Objective: Omit all images. Write out the rest of the material exactly.

******************************

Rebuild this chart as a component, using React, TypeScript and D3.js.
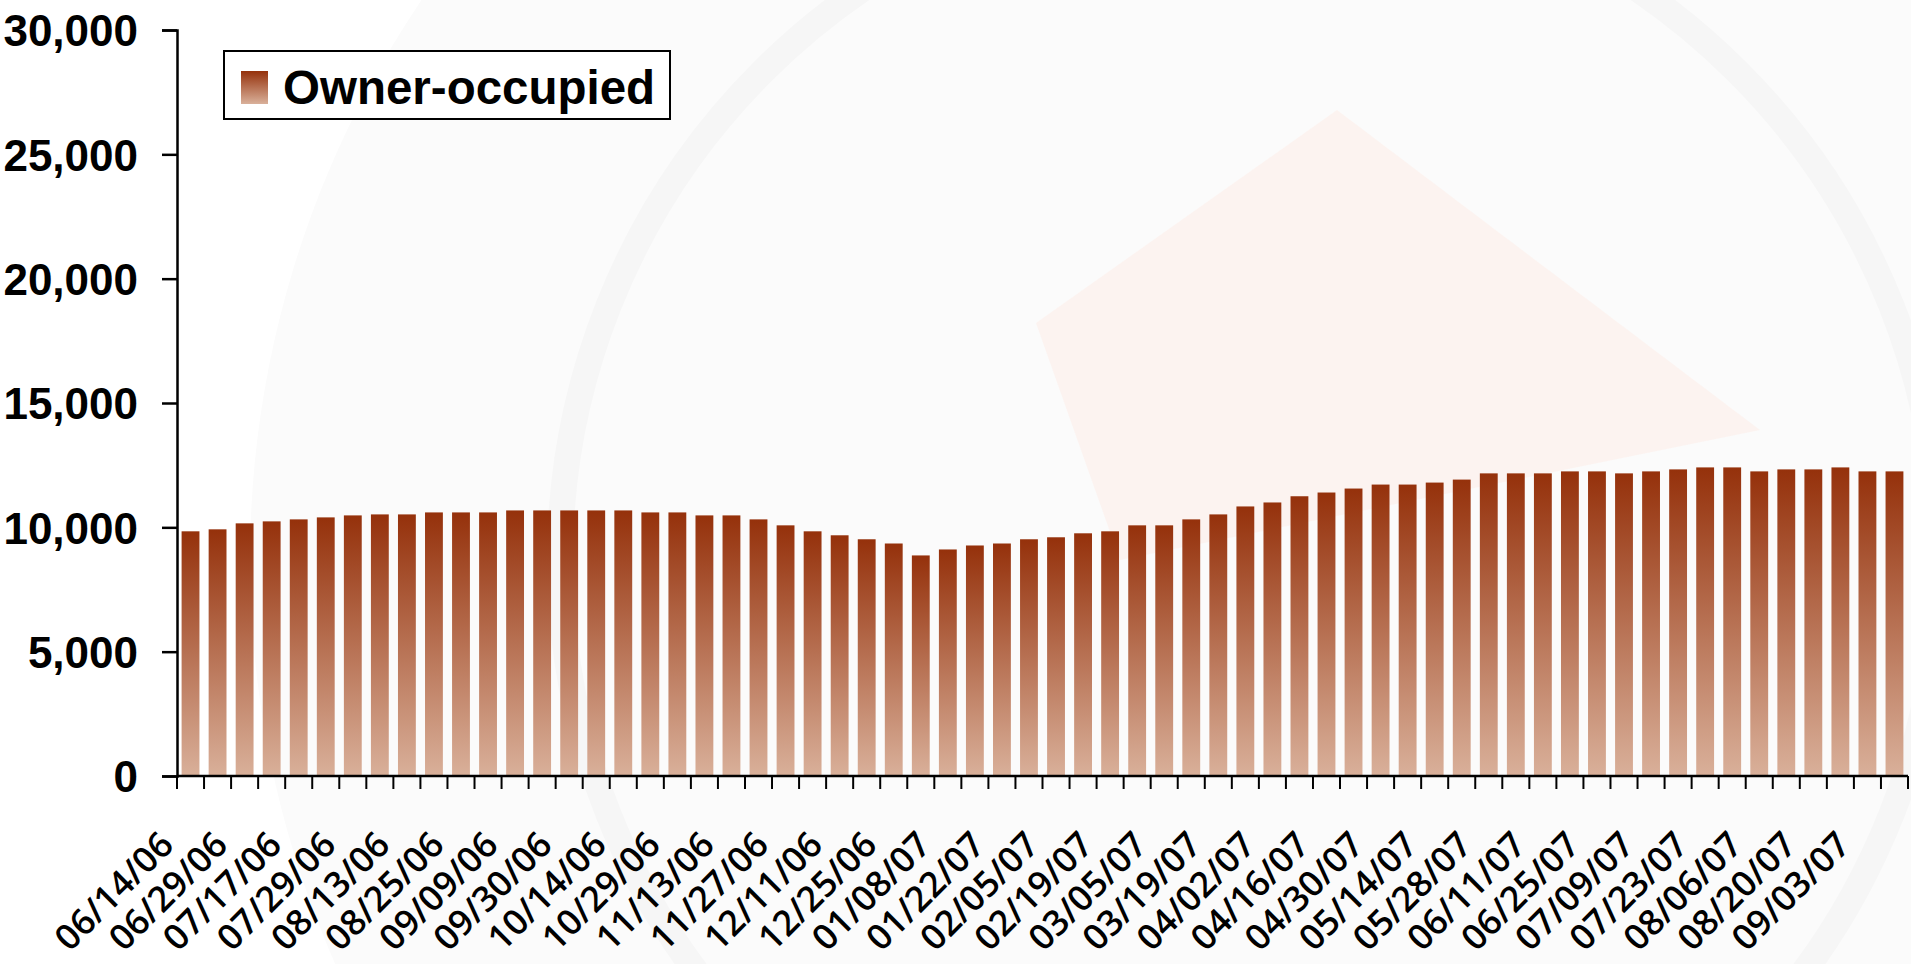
import React, { useEffect, useRef } from 'react';
import * as d3 from 'd3';

// weekly counts, one bar per survey date (labels shown on every second bar)
const values = [
  9840, 9920, 10160, 10240, 10320, 10400, 10480, 10520, 10520, 10600,
  10600, 10600, 10680, 10680, 10680, 10680, 10680, 10600, 10600, 10480,
  10480, 10320, 10080, 9840, 9680, 9520, 9350, 8870, 9110, 9270,
  9350, 9520, 9600, 9760, 9840, 10080, 10080, 10320, 10520, 10840,
  11000, 11250, 11400, 11560, 11720, 11720, 11800, 11920, 12170, 12170,
  12170, 12250, 12250, 12170, 12250, 12330, 12410, 12410, 12250, 12330,
  12330, 12410, 12250, 12250,
];

const tickLabels = [
  '06/14/06', '06/29/06', '07/17/06', '07/29/06', '08/13/06', '08/25/06', '09/09/06', '09/30/06',
  '10/14/06', '10/29/06', '11/13/06', '11/27/06', '12/11/06', '12/25/06', '01/08/07', '01/22/07',
  '02/05/07', '02/19/07', '03/05/07', '03/19/07', '04/02/07', '04/16/07', '04/30/07', '05/14/07',
  '05/28/07', '06/11/07', '06/25/07', '07/09/07', '07/23/07', '08/06/07', '08/20/07', '09/03/07',
];

const yTicks = [0, 5000, 10000, 15000, 20000, 25000, 30000];
const seriesName = 'Owner-occupied';

export default function App() {
  const svgRef = useRef<SVGSVGElement>(null);
  const W = 1911, H = 964;
  const L = 177, R = 1908, T = 30, B = 776;

  useEffect(() => {
    const svg = d3.select(svgRef.current);
    svg.selectAll('*').remove();
    const font = '"Liberation Sans", Arial, sans-serif';

    const defs = svg.append('defs');
    const grad = defs.append('linearGradient').attr('id', 'barGrad')
      .attr('x1', 0).attr('y1', 0).attr('x2', 0).attr('y2', 1);
    grad.append('stop').attr('offset', '0%').attr('stop-color', '#95310b');
    grad.append('stop').attr('offset', '100%').attr('stop-color', '#d9b09a');

    // faint watermark in the background
    const bg = svg.append('g');
    bg.append('circle').attr('cx', 1250).attr('cy', 560).attr('r', 1000).attr('fill', '#fbfbfb');
    bg.append('circle').attr('cx', 1250).attr('cy', 560).attr('r', 690)
      .attr('fill', 'none').attr('stroke', '#f6f6f6').attr('stroke-width', 26);
    bg.append('path').attr('d', 'M1036,323 L1337,110 L1760,430 L1120,560 Z')
      .attr('fill', '#fcf1ee').attr('opacity', 0.8);

    const idx = d3.range(values.length);
    const xb = d3.scaleBand<number>().domain(idx).range([L, R]);
    const x = d3.scaleBand<number>().domain(idx).range([L, R]).paddingInner(0.34).paddingOuter(0.17);
    const y = d3.scaleLinear().domain([0, 30000]).range([B, T]);

    // bars
    svg.append('g').selectAll('rect').data(values).join('rect')
      .attr('x', (_, i) => x(i)!).attr('width', x.bandwidth())
      .attr('y', d => y(d)).attr('height', d => y(0) - y(d))
      .attr('fill', 'url(#barGrad)');

    // y axis
    const yAxis = svg.append('g').attr('transform', `translate(${L},0)`)
      .call(d3.axisLeft(y).tickValues(yTicks).tickSize(15).tickPadding(24).tickFormat(d3.format(',')));
    yAxis.select('.domain').attr('stroke', '#000').attr('stroke-width', 2.5);
    yAxis.selectAll('.tick line').attr('stroke', '#000').attr('stroke-width', 2.5);
    yAxis.selectAll('text').attr('font-family', font).attr('font-size', 44)
      .attr('font-weight', 'bold').attr('fill', '#000').attr('dy', '0.36em');

    // x axis baseline and boundary ticks
    const gx = svg.append('g');
    gx.append('line').attr('x1', L).attr('x2', R).attr('y1', B).attr('y2', B)
      .attr('stroke', '#000').attr('stroke-width', 2.5);
    gx.selectAll('line.tk').data(d3.range(values.length + 1)).join('line').attr('class', 'tk')
      .attr('x1', i => L + i * xb.step()).attr('x2', i => L + i * xb.step())
      .attr('y1', B).attr('y2', B + 13).attr('stroke', '#000').attr('stroke-width', 2);

    gx.selectAll('text').data(tickLabels).join('text')
      .attr('transform', (_, i) => {
        const cx = x(i * 2)! + x.bandwidth() / 2;
        return `translate(${cx - 15},${B + 71}) rotate(-45)`;
      })
      .attr('text-anchor', 'end')
      .attr('font-family', '"Open Sans", "DejaVu Sans", sans-serif')
      .attr('font-size', 35.5).attr('font-weight', 600).attr('fill', '#000')
      .text(d => d);

    // legend
    const lg = svg.append('g');
    lg.append('rect').attr('x', 224).attr('y', 51).attr('width', 446).attr('height', 68)
      .attr('fill', '#fff').attr('stroke', '#000').attr('stroke-width', 2);
    lg.append('rect').attr('x', 241).attr('y', 71).attr('width', 27).attr('height', 33)
      .attr('fill', 'url(#barGrad)');
    lg.append('text').attr('x', 283).attr('y', 104)
      .attr('font-family', font).attr('font-size', 47.5).attr('font-weight', 'bold')
      .attr('fill', '#000').text(seriesName);
  }, []);

  return (
    <div style={{ position: 'absolute', left: 0, top: 0, background: '#fff' }}>
      <svg ref={svgRef} width={W} height={H} viewBox={`0 0 ${W} ${H}`} style={{ display: 'block' }} />
    </div>
  );
}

******************************

Result for this exercise:
Rebuild this chart as a component, using React, TypeScript and D3.js.
import React, { useEffect, useRef } from 'react';
import * as d3 from 'd3';

// weekly counts, one bar per survey date (labels shown on every second bar)
const values = [
  9840, 9920, 10160, 10240, 10320, 10400, 10480, 10520, 10520, 10600,
  10600, 10600, 10680, 10680, 10680, 10680, 10680, 10600, 10600, 10480,
  10480, 10320, 10080, 9840, 9680, 9520, 9350, 8870, 9110, 9270,
  9350, 9520, 9600, 9760, 9840, 10080, 10080, 10320, 10520, 10840,
  11000, 11250, 11400, 11560, 11720, 11720, 11800, 11920, 12170, 12170,
  12170, 12250, 12250, 12170, 12250, 12330, 12410, 12410, 12250, 12330,
  12330, 12410, 12250, 12250,
];

const tickLabels = [
  '06/14/06', '06/29/06', '07/17/06', '07/29/06', '08/13/06', '08/25/06', '09/09/06', '09/30/06',
  '10/14/06', '10/29/06', '11/13/06', '11/27/06', '12/11/06', '12/25/06', '01/08/07', '01/22/07',
  '02/05/07', '02/19/07', '03/05/07', '03/19/07', '04/02/07', '04/16/07', '04/30/07', '05/14/07',
  '05/28/07', '06/11/07', '06/25/07', '07/09/07', '07/23/07', '08/06/07', '08/20/07', '09/03/07',
];

const yTicks = [0, 5000, 10000, 15000, 20000, 25000, 30000];
const seriesName = 'Owner-occupied';

export default function App() {
  const svgRef = useRef<SVGSVGElement>(null);
  const W = 1911, H = 964;
  const L = 177, R = 1908, T = 30, B = 776;

  useEffect(() => {
    const svg = d3.select(svgRef.current);
    svg.selectAll('*').remove();
    const font = '"Liberation Sans", Arial, sans-serif';

    const defs = svg.append('defs');
    const grad = defs.append('linearGradient').attr('id', 'barGrad')
      .attr('x1', 0).attr('y1', 0).attr('x2', 0).attr('y2', 1);
    grad.append('stop').attr('offset', '0%').attr('stop-color', '#95310b');
    grad.append('stop').attr('offset', '100%').attr('stop-color', '#d9b09a');

    // faint watermark in the background
    const bg = svg.append('g');
    bg.append('circle').attr('cx', 1250).attr('cy', 560).attr('r', 1000).attr('fill', '#fbfbfb');
    bg.append('circle').attr('cx', 1250).attr('cy', 560).attr('r', 690)
      .attr('fill', 'none').attr('stroke', '#f6f6f6').attr('stroke-width', 26);
    bg.append('path').attr('d', 'M1036,323 L1337,110 L1760,430 L1120,560 Z')
      .attr('fill', '#fcf1ee').attr('opacity', 0.8);

    const idx = d3.range(values.length);
    const xb = d3.scaleBand<number>().domain(idx).range([L, R]);
    const x = d3.scaleBand<number>().domain(idx).range([L, R]).paddingInner(0.34).paddingOuter(0.17);
    const y = d3.scaleLinear().domain([0, 30000]).range([B, T]);

    // bars
    svg.append('g').selectAll('rect').data(values).join('rect')
      .attr('x', (_, i) => x(i)!).attr('width', x.bandwidth())
      .attr('y', d => y(d)).attr('height', d => y(0) - y(d))
      .attr('fill', 'url(#barGrad)');

    // y axis
    const yAxis = svg.append('g').attr('transform', `translate(${L},0)`)
      .call(d3.axisLeft(y).tickValues(yTicks).tickSize(15).tickPadding(24).tickFormat(d3.format(',')));
    yAxis.select('.domain').attr('stroke', '#000').attr('stroke-width', 2.5);
    yAxis.selectAll('.tick line').attr('stroke', '#000').attr('stroke-width', 2.5);
    yAxis.selectAll('text').attr('font-family', font).attr('font-size', 44)
      .attr('font-weight', 'bold').attr('fill', '#000').attr('dy', '0.36em');

    // x axis baseline and boundary ticks
    const gx = svg.append('g');
    gx.append('line').attr('x1', L).attr('x2', R).attr('y1', B).attr('y2', B)
      .attr('stroke', '#000').attr('stroke-width', 2.5);
    gx.selectAll('line.tk').data(d3.range(values.length + 1)).join('line').attr('class', 'tk')
      .attr('x1', i => L + i * xb.step()).attr('x2', i => L + i * xb.step())
      .attr('y1', B).attr('y2', B + 13).attr('stroke', '#000').attr('stroke-width', 2);

    gx.selectAll('text').data(tickLabels).join('text')
      .attr('transform', (_, i) => {
        const cx = x(i * 2)! + x.bandwidth() / 2;
        return `translate(${cx - 15},${B + 71}) rotate(-45)`;
      })
      .attr('text-anchor', 'end')
      .attr('font-family', '"Open Sans", "DejaVu Sans", sans-serif')
      .attr('font-size', 35.5).attr('font-weight', 600).attr('fill', '#000')
      .text(d => d);

    // legend
    const lg = svg.append('g');
    lg.append('rect').attr('x', 224).attr('y', 51).attr('width', 446).attr('height', 68)
      .attr('fill', '#fff').attr('stroke', '#000').attr('stroke-width', 2);
    lg.append('rect').attr('x', 241).attr('y', 71).attr('width', 27).attr('height', 33)
      .attr('fill', 'url(#barGrad)');
    lg.append('text').attr('x', 283).attr('y', 104)
      .attr('font-family', font).attr('font-size', 47.5).attr('font-weight', 'bold')
      .attr('fill', '#000').text(seriesName);
  }, []);

  return (
    <div style={{ position: 'absolute', left: 0, top: 0, background: '#fff' }}>
      <svg ref={svgRef} width={W} height={H} viewBox={`0 0 ${W} ${H}`} style={{ display: 'block' }} />
    </div>
  );
}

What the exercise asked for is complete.